The Corner

Some Day, We’ll All Live in Detroit

Take a look at this slideshow, and then ponder the question: Is American decline a choice or an inevitability?

America has a new kind of ghost town, haunted by the spirits of the recession. Developers caught up in the runaway housing boom overbuilt and oversold lots, houses and condos, leaving neighborhoods barren with uninhabited model homes, eerily desolate luxury condos, and abandoned McMansions in the aftermath of the collapse.
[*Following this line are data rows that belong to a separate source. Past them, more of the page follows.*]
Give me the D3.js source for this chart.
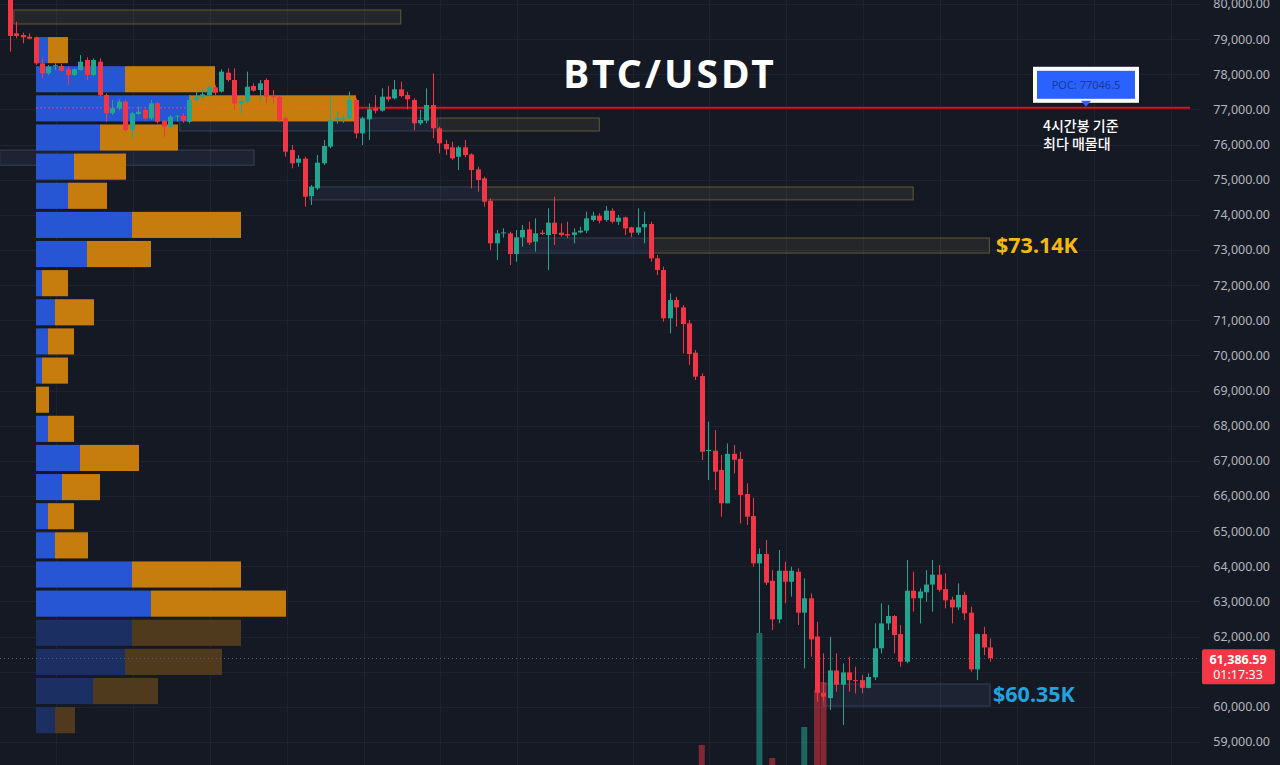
<!DOCTYPE html>
<html>
<head>
<meta charset="utf-8">
<script src="https://cdn.jsdelivr.net/npm/d3@7"></script>
<style>
  html, body { margin: 0; padding: 0; background: #151924; }
  svg { display: block; }
</style>
</head>
<body>
<div id="chart"></div>
<script>
// 4h candles, BTC/USDT
var candleOpen = [80250,79165,79118,79070,79052,78312,78028,78228,78236,78142,77980,78122,78407,77980,78358,77411,76892,77033,77222,76414,
  76870,76984,76747,77173,76678,76508,76793,76813,76650,77268,77363,77411,77630,77505,78047,77838,77173,77222,77667,77553,
  77838,77373,77363,76747,75845,75485,75599,74536,74755,75466,75940,76699,76700,76747,77268,76320,76718,77033,76965,77363,
  77316,77572,77411,77268,76605,76680,77126,76462,76016,75922,75655,75922,75722,75295,75040,74403,73190,73474,73474,72886,
  73360,73588,73237,73493,73427,73777,73493,73450,73430,73500,73550,73853,73976,73853,74118,73805,73930,73645,73493,73645,
  73740,72764,72430,71056,71577,71368,70914,70078,69414,67280,67289,66740,65792,67200,67057,66057,65430,64083,64350,63589,
  62490,63874,63560,63845,62680,63090,62000,60400,60250,61035,60630,60980,60760,60760,60540,60840,61666,62375,62585,62071,
  61285,63305,63090,63260,63480,63760,63350,63050,62830,63185,62680,61067,62071,61690];
var candleHigh = [80400,79497,79184,79165,79071,78454,78264,78312,78293,78217,78169,78549,78482,78454,78454,77458,77268,77287,77268,76936,
  77079,77060,77268,77221,76699,76841,76841,76889,77410,77505,77600,77695,77695,78141,78169,78169,77316,78075,77742,77837,
  77885,77553,77410,76794,75988,75703,75656,74849,75703,76130,77363,76950,76850,77505,77316,76794,77173,77410,77600,77667,
  77837,77790,77505,77316,76984,77600,78027,76509,76130,76083,75959,76130,75751,75371,75087,74470,73569,73620,73521,73569,
  73711,73806,73901,73569,74185,74517,73758,73806,73616,73664,74090,74090,74043,74252,74185,73996,73948,73664,74185,74090,
  73806,72857,72525,71767,71672,71434,71008,70154,69490,68114,67877,67166,67498,67451,67261,66359,65950,64510,64747,63893,
  64463,64131,63988,63941,63656,63229,62423,61522,61996,61522,61237,61427,61142,60905,60953,62376,62945,62897,62613,62328,
  64178,63846,63372,63893,64178,64036,63799,63135,63514,63277,62850,62091,62281,61948];
var candleLow = [78644,79023,78881,78995,78264,77885,77980,78122,78075,77695,77951,78103,77837,77951,77363,76652,76841,76984,76367,76177,
  76841,76680,76699,76604,76225,76462,76652,76623,76604,77221,77268,77363,77410,77477,77790,76984,76889,77173,77505,77268,
  77173,77173,76652,75656,75324,75371,74233,74280,74707,75418,75893,76600,76620,76699,76177,75988,76130,76889,76936,77221,
  77287,77344,77003,76415,76557,76604,76177,75751,75703,75561,75276,75637,74754,74659,74233,73000,72715,73350,72573,72667,
  73094,73142,72952,73426,72430,73142,73379,73332,73189,73474,73474,73806,73758,73806,73758,73711,73426,73360,73426,73189,
  72667,72288,70960,70628,70818,70059,69727,69300,67023,66454,66170,65411,65790,66644,65221,65174,63988,62100,63467,62186,
  62376,62945,63135,62328,61095,61427,60146,60146,59909,60431,59483,60431,60383,60383,60526,60763,61522,62186,61522,61142,
  61237,62708,62376,62992,62708,63277,62803,62376,62755,62471,60999,60763,61474,61284];
var candleClose = [79090,79090,79052,79013,78312,78028,78218,78256,78103,77980,78142,78358,77980,78407,77411,76892,77033,77222,76414,76889,
  76936,76747,77173,76650,76508,76793,76820,76678,77268,77363,77430,77630,77476,78075,77838,77173,77240,77647,77534,77743,
  77363,77345,76699,75798,75466,75599,74517,74802,75485,75960,76699,76760,76760,77268,76320,76747,77003,76965,77363,77288,
  77572,77382,77288,76605,76699,77126,76462,76035,75865,75608,75922,75703,75276,74992,74375,73190,73474,73500,72886,73360,
  73570,73209,73474,73455,73777,73455,73427,73410,73500,73550,73900,73976,73834,74118,73805,73920,73616,73493,73645,73740,
  72764,72430,71056,71577,71368,70893,70040,69395,67260,67310,66692,65792,67200,67030,66030,65412,64083,64350,63532,62490,
  63874,63560,63874,62680,63090,61920,60400,60290,61035,60630,60980,60760,60740,60540,60850,61666,62375,62585,62044,61285,
  63305,63090,63280,63480,63760,63330,63030,62830,63185,62660,61067,62071,61690,61387];

// visible volume bars (candle index, volume in K)
var volIndex = [108, 117, 119, 124, 126, 127];
var volValue = [5.5, 16.7, 4.2, 7.3, 11.0, 11.8];

// volume profile rows (top to bottom), buy / sell volume
var profileTop = 79060, profileStep = 829;
var profileBuy  = [12, 89, 154, 64, 38, 32, 96, 51, 6, 19, 12, 6, 0, 12, 44, 26, 12, 19, 96, 115, 96, 89, 57, 19];
var profileSell = [20, 90, 166, 78, 52, 39, 109, 64, 26, 39, 26, 26, 13, 26, 59, 38, 26, 33, 109, 135, 109, 97, 65, 20];
var profileValueArea = 20; // rows below this index are outside the value area

// zones: [fromIndex, toIndex, highPrice, lowPrice, kind]
var zones = [
  [0.6, 61, 79830, 79431, "y"],
  [-1.6, 38.1, 75845, 75413, "b"],
  [26.5, 66.7, 76756, 76386, "b"],
  [66.7, 92, 76756, 76386, "y"],
  [46.8, 73.8, 74793, 74426, "b"],
  [73.8, 141, 74793, 74426, "y"],
  [79.2, 100, 73341, 72914, "b"],
  [100, 152.9, 73341, 72914, "y"],
  [127, 153, 60650, 60025, "b"]
];

var priceTicks = d3.range(59000, 80001, 1000);
var timeGrid = [7.2, 19.2, 31.2, 43.2, 55.2, 67.2, 79.2, 97.2, 109.2, 121.2, 133.2, 145.2, 157.2, 169.2, 181.2];
var poc = 77046.5;
var lastPrice = 61386.59;
var countdown = "01:17:33";

var W = 1280, H = 765, plotRight = 1200;

var y = d3.scaleLinear().domain([59000, 80000]).range([742, 4]);
var x = d3.scaleLinear().domain([0, candleOpen.length - 1]).range([10, 990]);
var vx = d3.scaleLinear().domain([0, 320]).range([36, 356]);
var vy = d3.scaleLinear().domain([0, 20]).range([800, 600]);

var up = "#22a68f", down = "#f23645";

var svg = d3.select("#chart").append("svg")
  .attr("width", W).attr("height", H)
  .style("font-family", "'Noto Sans', sans-serif");

svg.append("rect").attr("width", W).attr("height", H).attr("fill", "#151924");

svg.append("defs").append("clipPath").attr("id", "plot")
  .append("rect").attr("x", 0).attr("y", 0).attr("width", plotRight).attr("height", H);

var g = svg.append("g").attr("clip-path", "url(#plot)");

// grid
g.selectAll(".hgrid").data(priceTicks).enter().append("line")
  .attr("x1", 0).attr("x2", plotRight)
  .attr("y1", function(d){ return Math.round(y(d)) + 0.5; })
  .attr("y2", function(d){ return Math.round(y(d)) + 0.5; })
  .attr("stroke", "#1f2331").attr("stroke-width", 1);
g.selectAll(".vgrid").data(timeGrid).enter().append("line")
  .attr("y1", 0).attr("y2", H)
  .attr("x1", function(d){ return Math.round(x(d)) + 0.5; })
  .attr("x2", function(d){ return Math.round(x(d)) + 0.5; })
  .attr("stroke", "#1f2331").attr("stroke-width", 1);

// zones
g.selectAll(".zone").data(zones).enter().append("rect")
  .attr("x", function(d){ return x(d[0]); })
  .attr("width", function(d){ return x(d[1]) - x(d[0]); })
  .attr("y", function(d){ return y(d[2]); })
  .attr("height", function(d){ return y(d[3]) - y(d[2]); })
  .attr("fill", function(d){ return d[4] == "y" ? "rgba(120,115,70,0.16)" : "rgba(80,100,140,0.14)"; })
  .attr("stroke", function(d){ return d[4] == "y" ? "#5f5a3a" : "#364257"; })
  .attr("stroke-width", 1);

// volume profile
var rows = profileBuy.map(function(b, i){
  return {buy: b, sell: profileSell[i], hi: profileTop - i*profileStep, lo: profileTop - (i+1)*profileStep, dim: i >= profileValueArea};
});
var vp = g.append("g");
vp.selectAll(".buy").data(rows).enter().append("rect")
  .attr("x", vx(0))
  .attr("y", function(d){ return y(d.hi); })
  .attr("height", function(d){ return y(d.lo) - y(d.hi) - 3; })
  .attr("width", function(d){ return vx(d.buy) - vx(0); })
  .attr("fill", function(d){ return d.dim ? "#1c2f63" : "#2756d4"; });
vp.selectAll(".sell").data(rows).enter().append("rect")
  .attr("x", function(d){ return vx(d.buy); })
  .attr("y", function(d){ return y(d.hi); })
  .attr("height", function(d){ return y(d.lo) - y(d.hi) - 3; })
  .attr("width", function(d){ return vx(d.buy + d.sell) - vx(d.buy); })
  .attr("fill", function(d){ return d.dim ? "#4f3a1d" : "#c77c0e"; });

// POC line
var pocRow = rows[2];
vp.append("line").attr("x1", vx(0)).attr("x2", vx(pocRow.buy))
  .attr("y1", y(poc)).attr("y2", y(poc))
  .attr("stroke", "#8a4fb8").attr("stroke-width", 1.5).attr("stroke-dasharray", "2,2");
vp.append("line").attr("x1", vx(pocRow.buy)).attr("x2", vx(pocRow.buy + pocRow.sell))
  .attr("y1", y(poc)).attr("y2", y(poc))
  .attr("stroke", "#f06a10").attr("stroke-width", 1.5).attr("stroke-dasharray", "3,2");
g.append("line").attr("x1", vx(pocRow.buy + pocRow.sell)).attr("x2", 1190)
  .attr("y1", y(poc)).attr("y2", y(poc))
  .attr("stroke", "#d8141c").attr("stroke-width", 2);

// last price dotted line
g.append("line").attr("x1", 0).attr("x2", plotRight)
  .attr("y1", Math.round(y(lastPrice)) + 0.5).attr("y2", Math.round(y(lastPrice)) + 0.5)
  .attr("stroke", "#5a5e6b").attr("stroke-width", 1).attr("stroke-dasharray", "1,3");

// volume bars
g.selectAll(".vol").data(volIndex).enter().append("rect")
  .attr("x", function(d){ return x(d) - 3; })
  .attr("width", 6)
  .attr("y", function(d, i){ return vy(volValue[i]); })
  .attr("height", function(d, i){ return H - vy(volValue[i]); })
  .attr("fill", function(d){ return candleClose[d] >= candleOpen[d] ? "rgba(34,166,143,0.55)" : "rgba(242,54,69,0.5)"; });

// candles
var candles = candleOpen.map(function(o, i){
  var c = candleClose[i];
  return {i: i, o: o, c: c, h: Math.max(candleHigh[i], o, c), l: Math.min(candleLow[i], o, c)};
});
var cg = g.selectAll(".candle").data(candles).enter().append("g");
cg.append("line")
  .attr("x1", function(d){ return Math.round(x(d.i)) + 0.5; })
  .attr("x2", function(d){ return Math.round(x(d.i)) + 0.5; })
  .attr("y1", function(d){ return y(d.h); })
  .attr("y2", function(d){ return y(d.l); })
  .attr("stroke", function(d){ return d.c >= d.o ? up : down; })
  .attr("stroke-width", 1);
cg.append("rect")
  .attr("x", function(d){ return Math.round(x(d.i)) - 2; })
  .attr("width", 5)
  .attr("y", function(d){ return y(Math.max(d.o, d.c)); })
  .attr("height", function(d){ return Math.max(1, Math.abs(y(d.o) - y(d.c))); })
  .attr("fill", function(d){ return d.c >= d.o ? up : down; });

// price axis (the tick hidden behind the last-price tag is skipped)
var fmt = d3.format(",.2f");
var ly = y(lastPrice);
svg.selectAll(".tick").data(priceTicks.filter(function(d){ return Math.abs(y(d) - (ly + 8)) > 20; }))
  .enter().append("text")
  .attr("x", 1270).attr("y", function(d){ return y(d); })
  .attr("dy", "0.35em").attr("text-anchor", "end")
  .attr("font-size", 12.5).attr("fill", "#b2b5be")
  .text(function(d){ return fmt(d); });

// last price tag
svg.append("rect").attr("x", 1202).attr("y", ly - 9).attr("width", 73).attr("height", 35)
  .attr("rx", 2).attr("fill", "#f23645");
svg.append("text").attr("x", 1238).attr("y", ly + 6).attr("text-anchor", "middle")
  .attr("font-size", 12.5).attr("font-weight", "bold").attr("fill", "#ffffff").text(fmt(lastPrice));
svg.append("text").attr("x", 1238).attr("y", ly + 21).attr("text-anchor", "middle")
  .attr("font-size", 12.5).attr("fill", "#ffffff").text(countdown);

// title
svg.append("text").attr("x", 670).attr("y", 88).attr("text-anchor", "middle")
  .attr("font-size", 39).attr("font-weight", "bold").attr("letter-spacing", 3)
  .attr("fill", "#ffffff").text("BTC/USDT");

// POC label
var px = 1086, py = y(poc);
svg.append("rect").attr("x", px - 51).attr("y", py - 39).attr("width", 102).attr("height", 32)
  .attr("fill", "#2962ff").attr("stroke", "#ffffff").attr("stroke-width", 4);
svg.append("path")
  .attr("d", "M" + (px - 5) + "," + (py - 7) + "L" + (px + 5) + "," + (py - 7) + "L" + px + "," + (py - 1) + "Z")
  .attr("fill", "#2962ff");
svg.append("text").attr("x", px).attr("y", py - 19).attr("text-anchor", "middle")
  .attr("font-size", 11).attr("fill", "#1a3a9c").text("POC: " + poc);
svg.append("text").attr("x", 1043).attr("y", py + 23)
  .attr("font-family", "'Noto Sans CJK KR', sans-serif")
  .attr("font-size", 14).attr("font-weight", 500).attr("fill", "#ffffff").text("4시간봉 기준");
svg.append("text").attr("x", 1043).attr("y", py + 41)
  .attr("font-family", "'Noto Sans CJK KR', sans-serif")
  .attr("font-size", 14).attr("font-weight", 500).attr("fill", "#ffffff").text("최다 매물대");

// zone labels
svg.append("text").attr("x", 996).attr("y", y(73140)).attr("dy", "0.36em")
  .attr("font-size", 21.5).attr("font-weight", "bold").attr("fill", "#f5b90f").text("$73.14K");
svg.append("text").attr("x", 993).attr("y", y(60350)).attr("dy", "0.36em")
  .attr("font-size", 21.5).attr("font-weight", "bold").attr("fill", "#22a3df").text("$60.35K");
</script>
</body>
</html>
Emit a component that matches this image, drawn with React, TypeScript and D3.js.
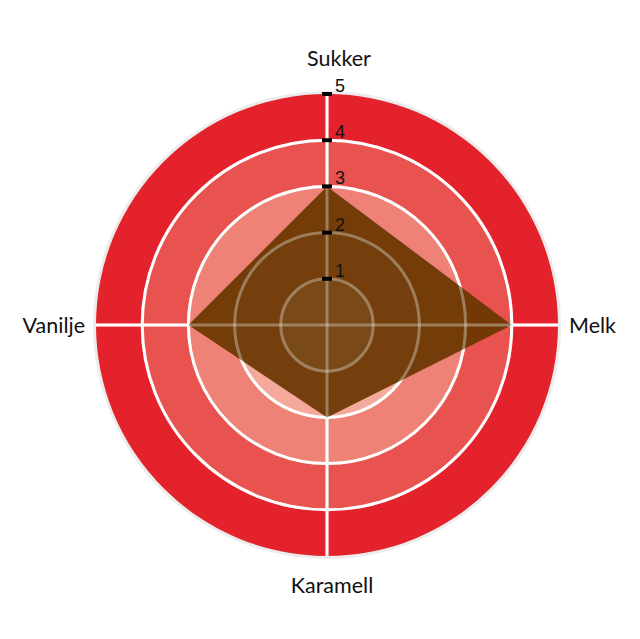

Most of these recession ghost towns lie in heavily-hit regions of the housing crisis: South Florida, Arizona, California and Nevada. Some in metropolitan areas like Phoenix and Miami, have a better chance of surviving after the housing market recovers, but others are in remote desert developments where municipal services have long since left.

Maybe abandoning parts of California City, Calif., makes some sense — it’s out in the middle of the Mojave Desert, after all. But as the Motor City shows, this kind of thing is happening in what was once — and not that long ago — one of the most prosperous and beautiful cities in the U.S. (If you’ve never been to Detroit, please visit the Boston-Edison neighborhood to see some of the finest residential architecture in America.)

Maybe Mark Steyn’s on to something. Or maybe it’s just, you know, government-fueled creative destruction.